跳转至

3.4.1 Scatter Plots and Bivariate Data

Creating and interpreting scatter plots to visualize relationships between two quantitative variables.

定义

A scatter plot is a graphical representation of the relationship between two quantitative variables, where each data point is plotted as an ordered pair \((x, y)\) on a coordinate plane. The independent variable (explanatory variable) is typically plotted on the horizontal axis (x-axis), while the dependent variable (response variable) is plotted on the vertical axis (y-axis). Scatter plots are used to visualize patterns, trends, and associations between bivariate data. The strength and direction of the relationship can be assessed by observing how closely the points cluster around a potential trend line. A positive association indicates that as one variable increases, the other tends to increase; a negative association indicates that as one variable increases, the other tends to decrease.
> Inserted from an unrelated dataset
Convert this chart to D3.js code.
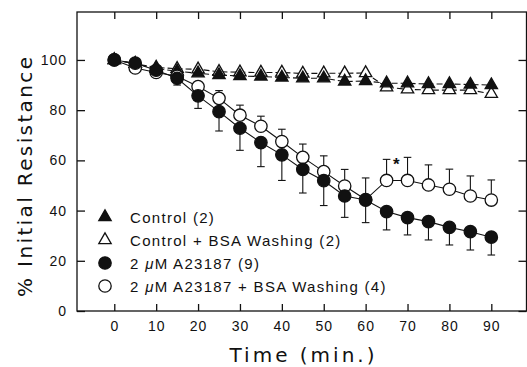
<!DOCTYPE html>
<meta charset="utf-8">
<style>
  body {
    margin: 0;
    background: #fff;
  }

  text {
    font-family: "Liberation Sans", Arial, sans-serif;
    fill: #111;
  }

  .axis line {
    stroke: #111;
    stroke-width: 1.3px;
  }

  .axis text {
    font-size: 14px;
    letter-spacing: 1px;
  }

  .title {
    font-family: "DejaVu Sans", sans-serif;
    font-size: 20px;
  }

  .frame {
    fill: none;
    stroke: #111;
    stroke-width: 1.3px;
  }

  .line {
    fill: none;
    stroke: #111;
    stroke-width: 1.1px;
  }

  .dashed {
    stroke-dasharray: 6, 3;
  }

  .err {
    stroke: #111;
    stroke-width: 1.1px;
  }
</style>

<body>
  <script src="https://d3js.org/d3.v7.min.js"></script>
  <script>
    // time points (min.)
    var times = [0, 5, 10, 15, 20, 25, 30, 35, 40, 45, 50, 55, 60, 65, 70, 75, 80, 85, 90];

    // % initial resistance
    var control = [100, 98.5, 96.5, 95.5, 94.7, 94, 93.6, 93.4, 93, 92.7, 92.7, 91.4, 91.6, 90.7, 90.7, 90.4, 90.4, 90.2, 90];
    var controlBsa = [100, 98.5, 97, 96.5, 96.3, 95.3, 95.1, 95, 95, 94.6, 94.7, 94.7, 94.8, 89.1, 88.3, 88, 88, 88, 86.5];
    var a23187 = [100, 98.7, 95.9, 92.7, 85.7, 79.4, 72.8, 67.1, 62.2, 56.4, 51.9, 45.8, 44.2, 39.6, 37.2, 35.6, 33.3, 31.6, 29.4];
    var a23187Err = [0, 0.5, 1, 2.7, 5, 7.7, 8.8, 9.6, 10.2, 9.4, 9.9, 8.5, 9, 7.3, 6.9, 7.3, 7, 7.3, 7.1];
    var a23187Bsa = [100, 96.8, 95, 93.5, 89.4, 84.7, 78, 73.6, 67.5, 61.2, 55.5, 49.8, 44.4, 52, 52, 50.2, 48.5, 45.8, 44.2];
    var a23187BsaErr = [0, 0.5, 1, 1.5, 2, 3.1, 4, 4, 4.9, 5.3, 6.3, 6.6, 8.6, 8.4, 9.2, 8, 8, 8, 8];

    // tick labels
    var xTicks = [0, 10, 20, 30, 40, 50, 60, 70, 80, 90];
    var yTicks = [0, 20, 40, 60, 80, 100];

    var legendLabels = ["Control (2)", "Control + BSA Washing (2)", "2 \u03bcM A23187 (9)", "2 \u03bcM A23187 + BSA Washing (4)"];

    // significance mark
    var starTime = 67.3,
      starValue = 56;

    var margin = {
        top: 12,
        right: 0.5,
        bottom: 56,
        left: 77
      },
      width = 527 - margin.left - margin.right,
      height = 367 - margin.top - margin.bottom;

    var x = d3.scaleLinear().domain([-8.9, 98.4]).range([0, width]);
    var y = d3.scaleLinear().domain([0, 119.1]).range([height, 0]);

    var svg = d3.select("body").append("svg")
      .attr("width", 527)
      .attr("height", 367)
      .append("g")
      .attr("transform", "translate(" + margin.left + "," + margin.top + ")");

    // frame
    svg.append("rect")
      .attr("class", "frame")
      .attr("width", width)
      .attr("height", height);

    // axes, ticks pointing inward
    svg.append("g")
      .attr("class", "axis")
      .attr("transform", "translate(0," + height + ")")
      .call(d3.axisBottom(x).tickValues(xTicks).tickSize(-7).tickPadding(10))
      .call(function(g) { g.select(".domain").remove(); });

    svg.append("g")
      .attr("class", "axis")
      .call(d3.axisTop(x).tickValues(xTicks).tickSize(-7).tickFormat(""))
      .call(function(g) { g.select(".domain").remove(); });

    svg.append("g")
      .attr("class", "axis")
      .call(d3.axisLeft(y).tickValues(yTicks).tickSize(-8).tickPadding(10))
      .call(function(g) { g.select(".domain").remove(); });

    svg.append("g")
      .attr("class", "axis")
      .attr("transform", "translate(" + width + ",0)")
      .call(d3.axisRight(y).tickValues(yTicks).tickSize(-8).tickFormat(""))
      .call(function(g) { g.select(".domain").remove(); });

    // axis titles
    svg.append("text")
      .attr("class", "title")
      .attr("x", 302 - margin.left)
      .attr("y", 362 - margin.top)
      .attr("text-anchor", "middle")
      .attr("textLength", 145)
      .attr("lengthAdjust", "spacing")
      .text("Time (min.)");

    svg.append("text")
      .attr("class", "title")
      .attr("transform", "translate(" + (32 - margin.left) + "," + (177 - margin.top) + ") rotate(-90)")
      .attr("text-anchor", "middle")
      .attr("textLength", 240)
      .attr("lengthAdjust", "spacing")
      .text("% Initial Resistance");

    function pts(vals, errs) {
      return times.map(function(t, i) {
        return {
          t: t,
          v: vals[i],
          e: errs ? errs[i] : 0
        };
      });
    }

    var line = d3.line()
      .x(function(d) { return x(d.t); })
      .y(function(d) { return y(d.v); });

    var series = [
      { data: pts(controlBsa), dashed: true, shape: "tri", fill: "#fff" },
      { data: pts(control), dashed: true, shape: "tri", fill: "#111" },
      { data: pts(a23187Bsa, a23187BsaErr), dashed: false, shape: "circ", fill: "#fff", dir: -1 },
      { data: pts(a23187, a23187Err), dashed: false, shape: "circ", fill: "#111", dir: 1 }
    ];

    // connecting lines
    series.forEach(function(s) {
      svg.append("path")
        .datum(s.data)
        .attr("class", s.dashed ? "line dashed" : "line")
        .attr("d", line);
    });

    // error bars: open circles up, filled circles down
    series.filter(function(s) { return s.dir; }).forEach(function(s) {
      var g = svg.append("g");
      var bars = s.data.filter(function(d) { return d.e > 1.5; });
      g.selectAll(".stem")
        .data(bars)
        .enter().append("line")
        .attr("class", "err")
        .attr("x1", function(d) { return x(d.t); })
        .attr("x2", function(d) { return x(d.t); })
        .attr("y1", function(d) { return y(d.v); })
        .attr("y2", function(d) { return y(d.v - s.dir * d.e); });
      g.selectAll(".cap")
        .data(bars)
        .enter().append("line")
        .attr("class", "err")
        .attr("x1", function(d) { return x(d.t) - 3.8; })
        .attr("x2", function(d) { return x(d.t) + 3.8; })
        .attr("y1", function(d) { return y(d.v - s.dir * d.e); })
        .attr("y2", function(d) { return y(d.v - s.dir * d.e); });
    });

    var tri = d3.symbol().type(d3.symbolTriangle).size(66);

    function marker(sel, s) {
      if (s.shape === "tri") {
        sel.append("path")
          .attr("d", tri)
          .style("fill", s.fill)
          .style("stroke", "#111")
          .style("stroke-width", 1.3);
      } else {
        sel.append("circle")
          .attr("r", 6.2)
          .style("fill", s.fill)
          .style("stroke", "#111")
          .style("stroke-width", 1.3);
      }
    }

    // markers
    series.forEach(function(s) {
      svg.append("g").selectAll("g")
        .data(s.data)
        .enter().append("g")
        .attr("transform", function(d) { return "translate(" + x(d.t) + "," + y(d.v) + ")"; })
        .each(function() { marker(d3.select(this), s); });
    });

    svg.append("text")
      .attr("x", x(starTime))
      .attr("y", y(starValue))
      .attr("text-anchor", "middle")
      .style("font-size", "17px")
      .style("font-weight", "bold")
      .text("*");

    // legend
    var legendOrder = [1, 0, 3, 2];
    var legend = svg.append("g")
      .attr("transform", "translate(" + (105 - margin.left) + "," + (217 - margin.top) + ")");

    legendLabels.forEach(function(lab, i) {
      var row = legend.append("g").attr("transform", "translate(0," + (i * 23) + ")");
      marker(row.append("g"), series[legendOrder[i]]);
      var txt = row.append("text")
        .attr("x", 25)
        .attr("y", 5.5)
        .style("font-size", "15px")
        .style("letter-spacing", "1.3px");
      var parts = lab.split("\u03bc");
      txt.append("tspan").text(parts[0]);
      if (parts.length > 1) {
        txt.append("tspan").style("font-style", "italic").text("\u03bc");
        txt.append("tspan").text(parts[1]);
      }
    });
  </script>
</body>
The relationship may be linear (points follow a straight-line pattern) or nonlinear (points follow a curved or more complex pattern).

核心公式

  • \(\text{Correlation coefficient: } r = \frac{\sum_{i=1}^{n}(x_i - \bar{x})(y_i - \bar{y})}{\sqrt{\sum_{i=1}^{n}(x_i - \bar{x})^2} \sqrt{\sum_{i=1}^{n}(y_i - \bar{y})^2}}\)
  • \(\text{Slope of least-squares regression line: } b = r \cdot \frac{s_y}{s_x}\)
  • \(\text{Least-squares regression line: } \hat{y} = a + bx\), where \(a = \bar{y} - b\bar{x}\)
  • \(\text{Residual: } e_i = y_i - \hat{y}_i\)
  • \(\text{Coefficient of determination: } R^2 = r^2\)

易错点

  • ⚠️ Confusing correlation with causation: A strong correlation between two variables does not imply that one variable causes changes in the other; there may be confounding variables or the relationship may be coincidental.
  • ⚠️ Misinterpreting the direction of association: Students may incorrectly identify whether a relationship is positive or negative by not carefully observing whether points trend upward (positive) or downward (negative) from left to right.
  • ⚠️ Ignoring outliers and their impact: Failing to recognize that outliers can significantly affect the correlation coefficient and regression line, potentially distorting the overall pattern of the relationship.
  • ⚠️ Incorrectly reading or plotting points: Making errors when identifying coordinates from a scatter plot or when plotting new data points, leading to incorrect interpretations of the relationship between variables.